As we close out a rather lackluster 2015, from here until the end of the year we will be unveiling the best of the year for Boxing360.com. In this first one we will write about what we believe was the Upset of the Year. The boxing landscape wasn’t what we expected this year and truthfully, there wasn’t many match-ups where the odds were all that even. We want to believe that Mayweather Jr vs Pacquiao, Alvarez vs Cotto and Gennady vs Lemiuex were more of an even face-offs but those in the know knew who truly were the favorites.
Ukranian Viktor Postol dominating the popular Lucas “The Machine” Matthysse was an early contender to take the prize but analyzing the match-up, there was a strong argument for Postol, who is trained by Freddie Roach, to be the favorite between the two. Taller, a bit sharper and with a better boxing skill set, it was just a matter if Postol would be able to withstand Matthysse’s aggressive onslaught.
Add a knockout in the tenth and that ended Matthysse’s run towards the WBC light welterweight title for the second time in his career. Since then Matthysse has mentioned he will possibly move up to the welterweight division while nobody has called out Postol despite being the new crowned champ.
The other candidate was between undefeated cruiserweight Krysztof Glowacki and long-reigning champ WBO champ Marco “Kapt’n” Huck. Huck, who despite being Serbian has campaigned mostly in Germany, was in his first fight in the United States back in August at the Prudential Center in New Jersey. As a matter of fact, Glowcki of Poland was also and he made a better showing of it. Huck sent him to the canvas in the sixth and when it looked as if Huck was going to retain his title and have a successful U.S. debut all in one night, Glowacki promptly knocked him out in the eleventh. At the time of the stoppage, Huck was ahead on all the cards.
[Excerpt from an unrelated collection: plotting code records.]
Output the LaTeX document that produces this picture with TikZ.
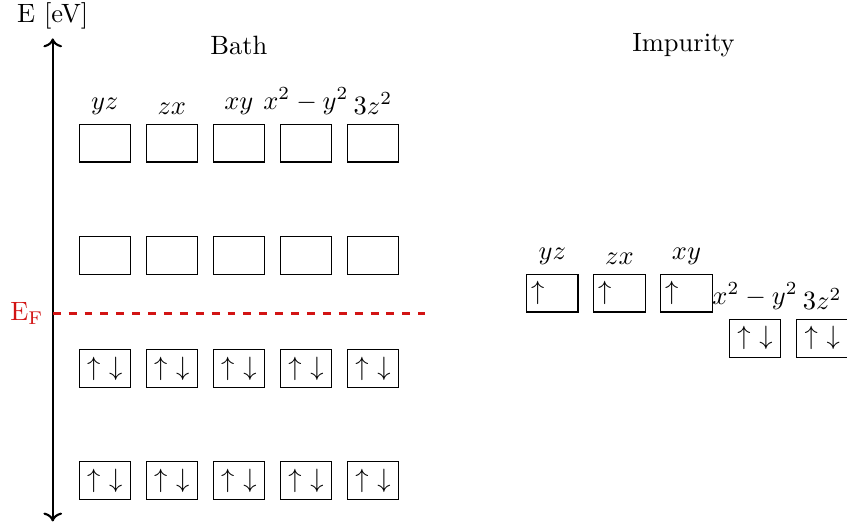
\documentclass[tikz,border=0pt]{standalone}
\usepackage{amsmath,amssymb}
\usepackage{xcolor}
\usepackage{tikz}
\usetikzlibrary{arrows.meta,positioning}
\definecolor{fermired}{RGB}{210,20,20}
\tikzset{
  orb/.style={
    draw=black,
    minimum width=0.68cm,
    minimum height=0.5cm,
    inner sep=0pt,
    align=center
  },
  axisline/.style={<->, thick},
  fermiline/.style={thick, dashed, draw=fermired}
}
\newcommand{\updn}{$\uparrow\ \downarrow$}
\newcommand{\uponly}{$\uparrow\ \phantom{\downarrow}$}

\begin{document}
\begin{tikzpicture}[node distance=0.98cm and 0.196cm]
  \useasboundingbox (-0.70,-2.83) rectangle (10.54,4.16);

  % energy axis and Fermi level
  \coordinate (ebot) at (0,-2.76);
  \coordinate (etop) at (0,3.65);
  \coordinate (ef) at (0,0);
  \coordinate (efend) at (4.94,0);
  \draw[axisline] (ebot) -- (etop);
  \node[above=0pt of etop] (elabel) {E [eV]};
  \draw[fermiline] (ef) -- (efend);
  \node[left=0pt of ef, text=fermired] (eflabel) {$\mathrm{E}_\mathrm{F}$};

  \node (bath) at (2.47,3.56) {Bath};
  \node (imp) at (8.37,3.56) {Impurity};

  % bath, empty levels
  \node[orb, label={above:$yz$}] (r1yz) at (0.69,2.26) {};
  \node[orb, label={above:$zx$}, right=of r1yz] (r1zx) {};
  \node[orb, label={above:$xy$}, right=of r1zx] (r1xy) {};
  \node[orb, label={above:$x^2-y^2$}, right=of r1xy] (r1x2y2) {};
  \node[orb, label={above:$3z^2$}, right=of r1x2y2] (r1z2) {};

  \node[orb] (r2yz) at (0.69,0.77) {};
  \node[orb, right=of r2yz] (r2zx) {};
  \node[orb, right=of r2zx] (r2xy) {};
  \node[orb, right=of r2xy] (r2x2y2) {};
  \node[orb, right=of r2x2y2] (r2z2) {};

  % bath, filled levels
  \node[orb] (r3yz) at (0.69,-0.73) {\updn};
  \node[orb, right=of r3yz] (r3zx) {\updn};
  \node[orb, right=of r3zx] (r3xy) {\updn};
  \node[orb, right=of r3xy] (r3x2y2) {\updn};
  \node[orb, right=of r3x2y2] (r3z2) {\updn};

  \node[orb] (r4yz) at (0.69,-2.22) {\updn};
  \node[orb, right=of r4yz] (r4zx) {\updn};
  \node[orb, right=of r4zx] (r4xy) {\updn};
  \node[orb, right=of r4xy] (r4x2y2) {\updn};
  \node[orb, right=of r4x2y2] (r4z2) {\updn};

  % impurity levels
  \node[orb, label={above:$yz$}] (iyz) at (6.63,0.27) {\uponly};
  \node[orb, label={above:$zx$}, right=of iyz] (izx) {\uponly};
  \node[orb, label={above:$xy$}, right=of izx] (ixy) {\uponly};
  \node[orb, label={above:$x^2-y^2$}] (ix2y2) at (9.32,-0.33) {\updn};
  \node[orb, label={above:$3z^2$}, right=of ix2y2] (iz2) {\updn};
\end{tikzpicture}
\end{document}
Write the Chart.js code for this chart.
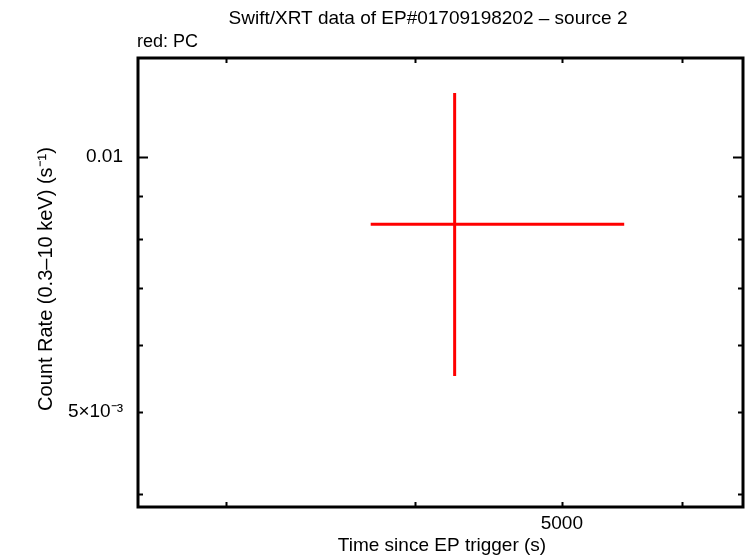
<!DOCTYPE html>
<html><head><meta charset="utf-8">
<script src="https://cdn.jsdelivr.net/npm/chart.js@4/dist/chart.umd.min.js"></script>
<style>html,body{margin:0;padding:0;background:#fff}#wrap{width:746px;height:558px}</style>
</head><body><div id="wrap"><canvas id="c" width="746" height="558"></canvas></div>
<script>
const titleText = 'Swift/XRT data of EP#01709198202 \u2013 source 2';
const subtitleText = 'red: PC';
const xTitle = 'Time since EP trigger (s)';
const yTitle = 'Count Rate (0.3\u201310 keV) (s\u207B\u00B9)';
const times = [4248];
const timeLo = [3739];
const timeHi = [5497];
const rates = [0.00833];
const rateLo = [0.005513];
const rateHi = [0.0119];
const xTickValues = [3000, 4000, 5000, 6000];
const xTickLabels = {5000: '5000'};
const yTickValues = [0.004, 0.005, 0.006, 0.007, 0.008, 0.009, 0.01];
const yTickLabels = {0.005: '5\u00D710\u207B\u00B3', 0.01: '0.01'};
const yMajorTicks = [0.01];
const xRange = [2625, 6585];
const yRange = [0.003862, 0.01309];

const FONT = '"Liberation Sans", Arial, Helvetica, sans-serif';
const RED = '#ff0000';

const datasets = [];
times.forEach((t, i) => {
  datasets.push({data: [{x: timeLo[i], y: rates[i]}, {x: timeHi[i], y: rates[i]}]});
  datasets.push({data: [{x: t, y: rateLo[i]}, {x: t, y: rateHi[i]}]});
});
datasets.forEach(d => Object.assign(d, {showLine: true, borderColor: RED, borderWidth: 3, pointRadius: 0, borderCapStyle: 'butt'}));

const framePlugin = {
  id: 'frame',
  afterDraw(chart) {
    const ctx = chart.ctx, a = chart.chartArea;
    const xs = chart.scales.x, ys = chart.scales.y;
    ctx.save();
    ctx.strokeStyle = '#000';
    ctx.lineWidth = 2;
    ctx.beginPath();
    xTickValues.forEach(v => {
      const px = Math.round(xs.getPixelForValue(v)) + 0.5;
      ctx.moveTo(px, a.bottom); ctx.lineTo(px, a.bottom - 5);
      ctx.moveTo(px, a.top); ctx.lineTo(px, a.top + 5);
    });
    yTickValues.forEach(v => {
      const py = Math.round(ys.getPixelForValue(v)) + 0.5;
      const len = yMajorTicks.includes(v) ? 10 : 5;
      ctx.moveTo(a.left, py); ctx.lineTo(a.left + len, py);
      ctx.moveTo(a.right, py); ctx.lineTo(a.right - len, py);
    });
    ctx.stroke();
    ctx.lineWidth = 3;
    ctx.strokeRect(a.left, a.top, a.right - a.left, a.bottom - a.top);
    ctx.fillStyle = '#000';
    ctx.font = '19px ' + FONT;
    ctx.textAlign = 'center';
    ctx.textBaseline = 'middle';
    ctx.fillText(titleText, 428, 19);
    ctx.fillText(xTitle, 442, 546);
    ctx.textAlign = 'left';
    ctx.font = '18px ' + FONT;
    ctx.fillText(subtitleText, 137, 42);
    ctx.translate(46, 279);
    ctx.rotate(-Math.PI / 2);
    ctx.textAlign = 'center';
    ctx.font = '20px ' + FONT;
    ctx.fillText(yTitle, 0, 0);
    ctx.restore();
  }
};

new Chart(document.getElementById('c'), {
  type: 'scatter',
  data: {datasets},
  options: {
    responsive: false,
    animation: false,
    events: [],
    layout: {padding: {top: 58, right: 3, left: 0, bottom: 0}},
    plugins: {legend: {display: false}, title: {display: false}, tooltip: {enabled: false}},
    scales: {
      x: {
        type: 'logarithmic', min: xRange[0], max: xRange[1],
        grid: {display: false, drawTicks: false}, border: {display: false},
        afterBuildTicks: s => { s.ticks = xTickValues.map(v => ({value: v})); },
        afterFit: s => { s.height = 51; },
        ticks: {autoSkip: false, maxRotation: 0, padding: 5, color: '#000', font: {family: FONT, size: 19},
          callback: v => xTickLabels[v] ?? ''}
      },
      y: {
        type: 'logarithmic', min: yRange[0], max: yRange[1],
        grid: {display: false, drawTicks: false}, border: {display: false},
        afterBuildTicks: s => { s.ticks = yTickValues.map(v => ({value: v})); },
        afterFit: s => { s.width = 138; },
        ticks: {autoSkip: false, padding: 15, color: '#000', font: {family: FONT, size: 19},
          callback: v => yTickLabels[v] ?? ''}
      }
    }
  },
  plugins: [framePlugin]
});
</script></body></html>
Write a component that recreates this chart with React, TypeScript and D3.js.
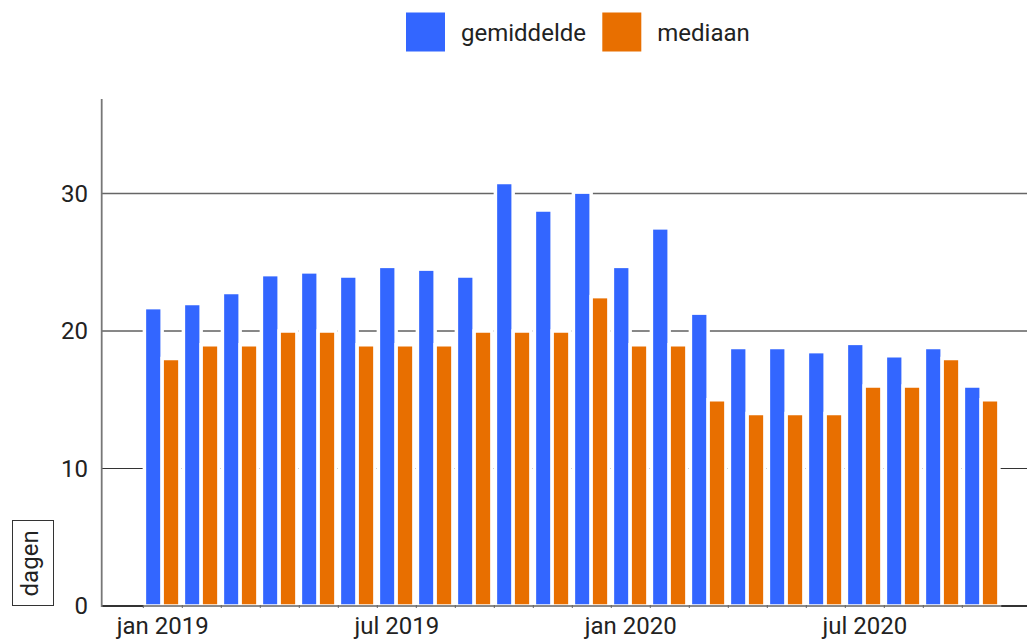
import * as d3 from 'd3';

const months = [
  'jan 2019', 'feb 2019', 'mrt 2019', 'apr 2019', 'mei 2019', 'jun 2019',
  'jul 2019', 'aug 2019', 'sep 2019', 'okt 2019', 'nov 2019', 'dec 2019',
  'jan 2020', 'feb 2020', 'mrt 2020', 'apr 2020', 'mei 2020', 'jun 2020',
  'jul 2020', 'aug 2020', 'sep 2020', 'okt 2020',
];
const gemiddelde = [
  21.7, 22.0, 22.8, 24.1, 24.3, 24.0, 24.7, 24.5, 24.0, 30.8, 28.8, 30.1,
  24.7, 27.5, 21.3, 18.8, 18.8, 18.5, 19.1, 18.2, 18.8, 16.0,
];
const mediaan = [
  18, 19, 19, 20, 20, 19, 19, 19, 20, 20, 20, 22.5,
  19, 19, 15, 14, 14, 14, 16, 16, 18, 15,
];
const tickMonths = ['jan 2019', 'jul 2019', 'jan 2020', 'jul 2020'];
const yTicks = [0, 10, 20, 30];
const seriesNames = ['gemiddelde', 'mediaan'];
const colors = ['#3366ff', '#e86f00'];

const W = 1027;
const H = 640;
const FONT = 'Roboto, sans-serif';

export default function App() {
  const x = d3.scaleBand<string>().domain(months).range([143.3, 1001.3]);
  const inner = d3.scaleBand<string>().domain(seriesNames).range([1.1, 36.6]);
  const y = d3.scaleLinear().domain([0, 37]).range([606, 97.25]);
  const gridColor = (v: number) => (v === 30 ? '#666' : v === 20 ? '#111' : '#333');

  return (
    <div style={{ position: 'absolute', left: 0, top: 0 }}>
      <svg width={W} height={H} style={{ display: 'block', fontFamily: FONT }}>
        <rect width={W} height={H} fill="#fff" />

        {/* legend */}
        {seriesNames.map((s, i) => {
          const lx = [406, 602.3][i];
          return (
            <g key={s}>
              <rect x={lx} y={12.5} width={39} height={39} fill={colors[i]} />
              <text x={lx + 55} y={41} fontSize={24} fill="#222">{s}</text>
            </g>
          );
        })}

        {/* gridlines */}
        {yTicks.filter(v => v > 0).map(v => (
          <line key={v} x1={102} x2={W} y1={y(v)} y2={y(v)} stroke={gridColor(v)}
            strokeWidth={v === 30 ? 1.5 : 1} />
        ))}

        {/* bars */}
        {months.map((m, i) => (
          <g key={m} transform={`translate(${x(m)},0)`}>
            {[gemiddelde[i], mediaan[i]].map((v, j) => (
              <rect key={j} x={inner(seriesNames[j])} width={inner.bandwidth()}
                y={y(v)} height={y(0) - y(v)} fill={colors[j]}
                stroke="#fff" strokeWidth={3.5} />
            ))}
          </g>
        ))}

        {/* zero line and x axis */}
        <line x1={102} x2={W} y1={606} y2={606} stroke="#333" strokeWidth={2} />
        <line x1={x.range()[0]} x2={x.range()[1]} y1={606} y2={606} stroke="#8a8a8a" strokeWidth={2} />
        {months.map(m => (
          <line key={m} x1={x(m)} x2={x(m)} y1={605} y2={608} stroke="#666" strokeWidth={1} />
        ))}

        {/* y axis */}
        <line x1={101.7} x2={101.7} y1={99} y2={607} stroke="#777" strokeWidth={1.8} />
        {yTicks.map(v => (
          <text key={v} x={88} y={y(v)} dy="0.35em" textAnchor="end" fontSize={24} fill="#222">{v}</text>
        ))}

        {/* x tick labels */}
        {tickMonths.map(m => (
          <text key={m} x={(x(m) ?? 0) + x.bandwidth() / 2} y={634} textAnchor="middle"
            fontSize={24} fill="#222">{m}</text>
        ))}

        {/* y axis title */}
        <rect x={12.5} y={520.5} width={41} height={85} fill="none" stroke="#333" strokeWidth={1} />
        <text transform={`translate(38,563.4) rotate(-90)`} textAnchor="middle" fontSize={24} fill="#222">dagen</text>
      </svg>
    </div>
  );
}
The Upset of the Year though goes to one Brit gypsy by the name of Tyson Fury. The six-foot nine-inch undefeated heavyweight did enough to crown himself the nearly undisputed heavyweight champion with a unanimous decision over none other than Wladimir Klitschko. Klitschko had not tasted defeat in eleven years and in the process had captured the IBF, WBO and WBA titles as well as a couple of other minor ones along the way. Klitschko reigned supreme in the division with some even mentioning him as one of the top pound for pound best.
The actual fight wasn’t much to talk about. Klitschko averaged about four punches a round and Fury didn’t do much more but he did enough to win the rounds and take the decision. It was more of Klitschko losing the fight than Fury winning it but he did and changed the course of the division.
Since the fight Fury was stripped of the IBF title and now highly ranked Charles Martin and Vyacheslav Glazkov will meet for the title in early January. With Fury holding the WBO and WBA straps, Deontay Wilder the WBC, we will actually see yet another heavyweight champ in early 2016, something we haven’t seen in years.